Tuesday, January 16, 2007

Gaining speed for a car collision

It is said that if a (non-frontal) collision with another car appears imminent and unavoidable, then the wisest course of action is to "put the petal to the metal" for maximum speed. The myth mostly concerns collisions at intersections typically at angles of 90 degrees.

The idea is that while the increased speed does in fact cause more damage, it also increases your inertia (resistance to a change in velocity) and thus yields the smallest accelerations and decelerations from an impact with a car of a constant mass and velocity. As we all know, survivability is a strong factor of acceleration/deceleration.

Would you test this myth to determine if faster collision speeds in non-frontal collisions with automobiles are actually safer for those in the faster car? It is obviously more dangerous for those people in the slower car, but then again, the myth only concerns the safety of the occupants of the primary vehicle.

Momentum (p = m*v) is a function of velocity too, but faster speeds may not mean more collisions, because the path will be less prone to deflection.

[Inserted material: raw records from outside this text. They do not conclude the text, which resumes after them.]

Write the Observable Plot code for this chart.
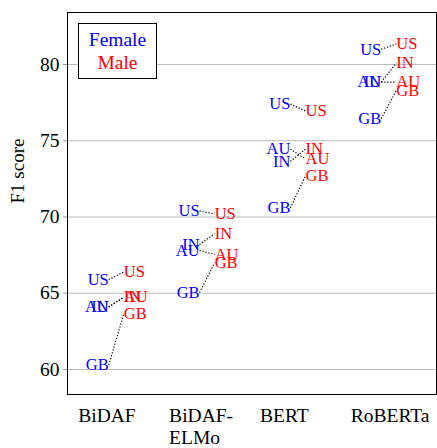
<!DOCTYPE html>
<html><head><meta charset="utf-8">
<script src="https://cdn.jsdelivr.net/npm/d3@7"></script>
<script src="https://cdn.jsdelivr.net/npm/@observablehq/plot@0.6"></script>
<style>
body{margin:0;background:#fff;}
#wrap{position:relative;width:437px;height:448px;font-family:"Liberation Serif","Times New Roman",serif;}
#legend{position:absolute;left:78px;top:23px;width:79px;height:56px;box-sizing:border-box;border:1.3px solid #000;background:#fff;text-align:center;font-size:19.5px;line-height:23px;padding-top:4px;}
</style>
</head><body>
<div id="wrap"><div id="legend"><div style="color:blue">Female</div><div style="color:red">Male</div></div></div>
<script>
const models = ["BiDAF", "BiDAF-ELMo", "BERT", "RoBERTa"];
const modelLabels = ["BiDAF", "BiDAF-\nELMo", "BERT", "RoBERTa"];
const countries = ["US", "AU", "IN", "GB"];
const femaleUS = [65.9, 70.4, 77.4, 81.0];
const maleUS   = [66.4, 70.2, 76.95, 81.35];
const femaleAU = [64.1, 67.8, 74.45, 78.85];
const maleAU   = [64.75, 67.55, 73.8, 78.85];
const femaleIN = [64.1, 68.2, 73.65, 78.85];
const maleIN   = [64.75, 68.9, 74.45, 80.1];
const femaleGB = [60.3, 65.05, 70.6, 76.45];
const maleGB   = [63.65, 67.0, 72.7, 78.3];
const yTicks = [60, 65, 70, 75, 80];

const F = {US: femaleUS, AU: femaleAU, IN: femaleIN, GB: femaleGB};
const M = {US: maleUS, AU: maleAU, IN: maleIN, GB: maleGB};
const rows = [];
countries.forEach(c => models.forEach((m, i) => rows.push({model: m, i, country: c, female: F[c][i], male: M[c][i]})));
const off = 0.083;
const font = "Liberation Serif, Times New Roman, serif";

const chart = Plot.plot({
  width: 437, height: 448,
  marginLeft: 67, marginRight: 1, marginTop: 12, marginBottom: 54,
  style: {fontFamily: font, background: "white", color: "black", overflow: "visible"},
  x: {domain: [-0.537, 3.525], axis: null},
  y: {domain: [58.36, 83.41], axis: null},
  marks: [
    Plot.gridY(yTicks, {stroke: "#bbb", strokeOpacity: 1}),
    Plot.axisY(yTicks, {tickSize: 4, tickPadding: 4, stroke: "#999", fill: "black", fontSize: 19.5, label: null}),
    Plot.text(["F1 score"], {frameAnchor: "left", rotate: -90, dx: -50, fontSize: 19, fill: "black"}),
    Plot.text(modelLabels, {x: (d, i) => i, text: d => d, frameAnchor: "bottom", textAnchor: "start", lineAnchor: "top", dx: -38, dy: 12, fontSize: 19.5, lineHeight: 1.11, fill: "black"}),
    Plot.link(rows, {x1: d => d.i - off, y1: "female", x2: d => d.i + off, y2: "male", stroke: "black", strokeWidth: 1.2, strokeDasharray: "1.2,1.8"}),
    Plot.text(rows, {x: d => d.i - off, y: "female", text: "country", textAnchor: "end", fill: "blue", fontSize: 16.5}),
    Plot.text(rows, {x: d => d.i + off, y: "male", text: "country", textAnchor: "start", fill: "red", fontSize: 16.5}),
    Plot.frame({stroke: "black", strokeWidth: 1})
  ]
});
document.getElementById("wrap").prepend(chart);
</script>
</body></html>
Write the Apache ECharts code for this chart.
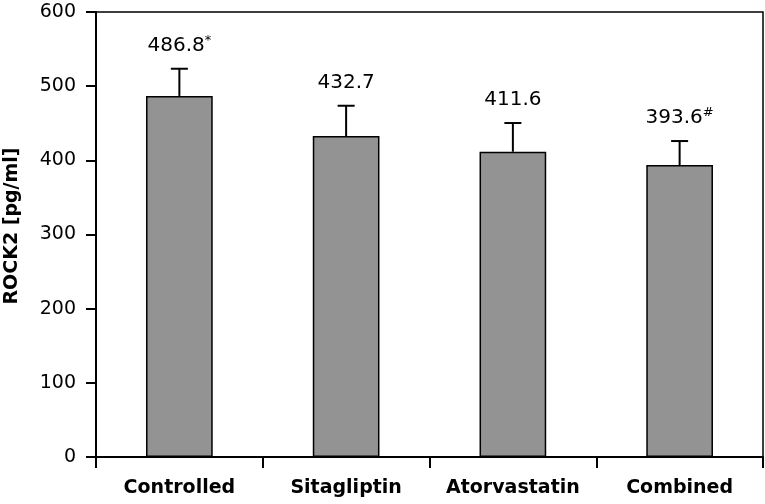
<!DOCTYPE html>
<html><head><meta charset="utf-8">
<script src="https://cdn.jsdelivr.net/npm/echarts@6/dist/echarts.min.js"></script>
<style>html,body{margin:0;padding:0;background:#fff}#c{width:765px;height:504px}</style>
</head><body><div id="c"></div>
<script>
var categories = ['Controlled', 'Sitagliptin', 'Atorvastatin', 'Combined'];
var means = [486.8, 432.7, 411.6, 393.6];
var upperErr = [523.5, 473.6, 450.3, 426.0];
var marks = ['*', '', '', '#'];
var yTicks = [0, 100, 200, 300, 400, 500, 600];

var FONT = '"DejaVu Sans", sans-serif';
var chart = echarts.init(document.getElementById('c'));
chart.setOption({
  animation: false,
  grid: {left: 96, right: 2, top: 12, bottom: 47, show: true, borderColor: '#000', borderWidth: 1.5,
         containLabel: false, outerBoundsMode: 'none'},
  xAxis: {
    type: 'category', data: categories,
    axisLine: {lineStyle: {color: '#000', width: 2}},
    axisTick: {show: true, length: 11, inside: false, lineStyle: {color: '#000', width: 2}},
    axisLabel: {color: '#000', fontFamily: FONT, fontSize: 19, fontWeight: 'bold', margin: 22, interval: 0}
  },
  yAxis: {
    type: 'value', min: yTicks[0], max: yTicks[yTicks.length - 1], interval: 100,
    name: 'ROCK2 [pg/ml]', nameLocation: 'middle', nameGap: 74,
    nameTextStyle: {color: '#000', fontFamily: FONT, fontSize: 19, fontWeight: 'bold', padding: [0, 0, 0, 17]},
    axisLine: {show: true, lineStyle: {color: '#000', width: 2}},
    axisTick: {show: true, length: 10, lineStyle: {color: '#000', width: 2}},
    axisLabel: {color: '#000', fontFamily: FONT, fontSize: 19, margin: 20},
    splitLine: {show: false}
  },
  series: [
    {
      type: 'bar', data: means, barWidth: '40%',
      itemStyle: {color: '#939393', borderColor: '#000', borderWidth: 1.5},
      z: 2
    },
    {
      type: 'custom', z: 3,
      data: categories.map(function (c, i) { return [i, means[i], upperErr[i]]; }),
      renderItem: function (params, api) {
        var i = api.value(0);
        var top = api.coord([i, api.value(2)]);
        var base = api.coord([i, api.value(1)]);
        var m = marks[i];
        return {
          type: 'group',
          children: [
            {type: 'line', shape: {x1: top[0], y1: top[1], x2: base[0], y2: base[1]}, style: {stroke: '#000', lineWidth: 2}},
            {type: 'line', shape: {x1: top[0] - 8.5, y1: top[1], x2: top[0] + 8.5, y2: top[1]}, style: {stroke: '#000', lineWidth: 2}},
            {type: 'text', x: top[0], y: top[1] - 23,
              style: {
                text: '{a|' + means[i].toFixed(1) + '}' + (m ? '{s|' + m + '}' : ''),
                align: 'center', verticalAlign: 'middle',
                rich: {
                  a: {fontFamily: FONT, fontSize: 20, fill: '#000', lineHeight: 24},
                  s: {fontFamily: FONT, fontSize: 13, fill: '#000', lineHeight: 24, verticalAlign: 'top', padding: [0, 0, 8, 0]}
                }
              }}
          ]
        };
      }
    }
  ]
});
</script></body></html>
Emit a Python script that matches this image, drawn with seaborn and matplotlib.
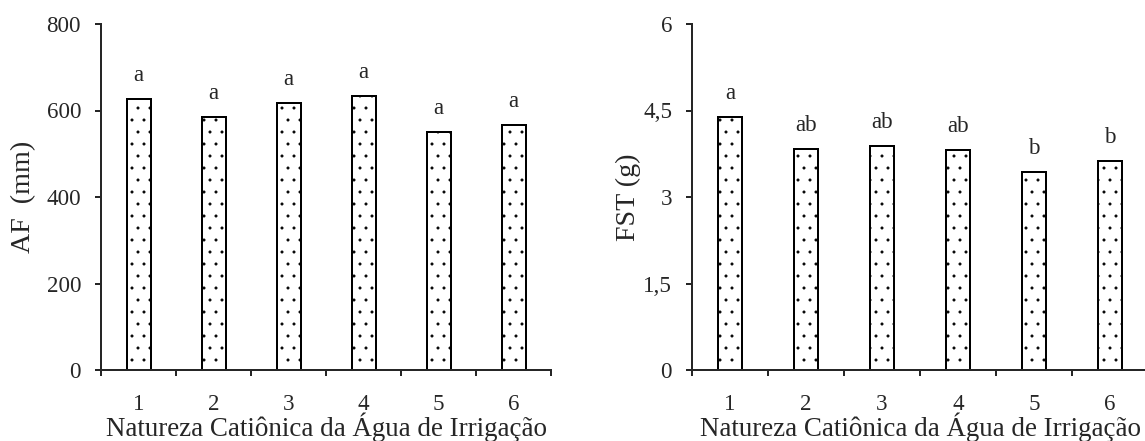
import numpy as np
import pandas as pd
import matplotlib
matplotlib.use('Agg')
import matplotlib.pyplot as plt
from matplotlib.ticker import FixedLocator
import seaborn as sns

# Data
cations = ['1', '2', '3', '4', '5', '6']
af_values = [627, 586, 618, 634, 551, 566]
af_letters = ['a', 'a', 'a', 'a', 'a', 'a']
fst_values = [4.39, 3.84, 3.89, 3.82, 3.43, 3.63]
fst_letters = ['a', 'ab', 'ab', 'ab', 'b', 'b']

af_ticks = [0, 200, 400, 600, 800]
af_ticklabels = ['0', '200', '400', '600', '800']
fst_ticks = [0, 1.5, 3, 4.5, 6]
fst_ticklabels = ['0', '1,5', '3', '4,5', '6']

xlabel = 'Natureza Catiônica da Água de Irrigação'

sns.set_style('ticks')
plt.rcParams['font.family'] = ['Liberation Serif', 'DejaVu Serif']
plt.rcParams['hatch.linewidth'] = 0.5
plt.rcParams['hatch.color'] = 'black'

fig = plt.figure(figsize=(1145 / 72, 441 / 72), dpi=72)
ax1 = fig.add_axes([101 / 1145, 71 / 441, 450 / 1145, 346 / 441])
ax2 = fig.add_axes([692 / 1145, 71 / 441, 456 / 1145, 346 / 441])

panels = [
    (ax1, af_values, af_letters, af_ticks, af_ticklabels, 'AF  (mm)', -0.145),
    (ax2, fst_values, fst_letters, fst_ticks, fst_ticklabels, 'FST (g)', -0.112),
]

for ax, vals, letters, yt, ytl, ylab, lx in panels:
    df = pd.DataFrame({'cation': cations, 'value': vals})
    sns.barplot(data=df, x='cation', y='value', ax=ax, width=0.32,
                color='white', saturation=1, edgecolor='black',
                linewidth=2, hatch='.', errorbar=None)

    # significance letters above each bar
    for i, (v, lab) in enumerate(zip(vals, letters)):
        ax.annotate(lab, (i, v), xytext=(0, 18), textcoords='offset points',
                    ha='center', va='baseline', fontsize=23)

    ax.set_xlim(-0.5, 5.5)
    ax.set_ylim(yt[0], yt[-1])
    ax.set_yticks(yt)
    ax.set_yticklabels(ytl)
    # ticks sit between the categories, labels in the middle
    ax.xaxis.set_minor_locator(FixedLocator(np.arange(-0.5, 6.0, 1.0)))
    ax.tick_params(axis='x', which='major', length=0, pad=24, labelsize=23)
    ax.tick_params(axis='x', which='minor', length=6, width=2, direction='out')
    ax.tick_params(axis='y', length=6, width=2, direction='out', pad=14,
                   labelsize=23)

    for side in ['top', 'right']:
        ax.spines[side].set_visible(False)
    for side in ['left', 'bottom']:
        ax.spines[side].set_linewidth(2)

    ax.set_xlabel(xlabel, fontsize=27, labelpad=-2)
    ax.set_ylabel(ylab, fontsize=28)
    ax.yaxis.set_label_coords(lx, 0.5)
    ax.set_facecolor('white')

fig.savefig('out.png', dpi=72, facecolor='white')
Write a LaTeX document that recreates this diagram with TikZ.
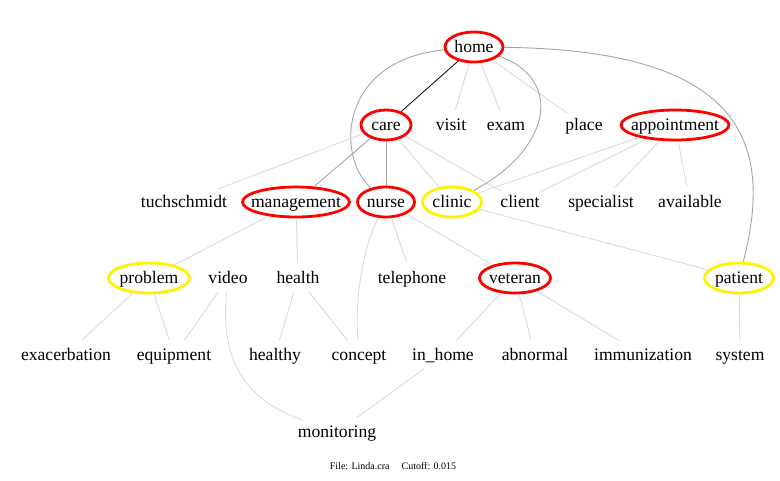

The scenario of most interest is that you are traveling through an intersection and you see a car coming at you from the side (perhaps running a red light) like from a side street at an intersection (seemingly out of nowhere).

This happened to me once when a car (facing me and in the intersection) made a left turn on my green and hit the driver's door. Stopped him cold and spun his car 90 degrees counter-clockwise, but my car (about 45 mph) hardly deflected at all and I retained complete control as I braked to a full stop. I think that this myth might be true. In general, the fast you are going the better it is for you.

BTW, on the damage from the kinetic energy, your car will absorb the damage and spread it out over a larger area with higher speeds. Additionally, with more momentum, there is less deceleration, thus the faster vehicle incurs a smaller change in velocity. It thus absorbs less kinetic energy damage than it might otherwise be expected to absorb in any given high speed collision (assuming no collisions with immovable objects or flights off of very high cliffs, etc.).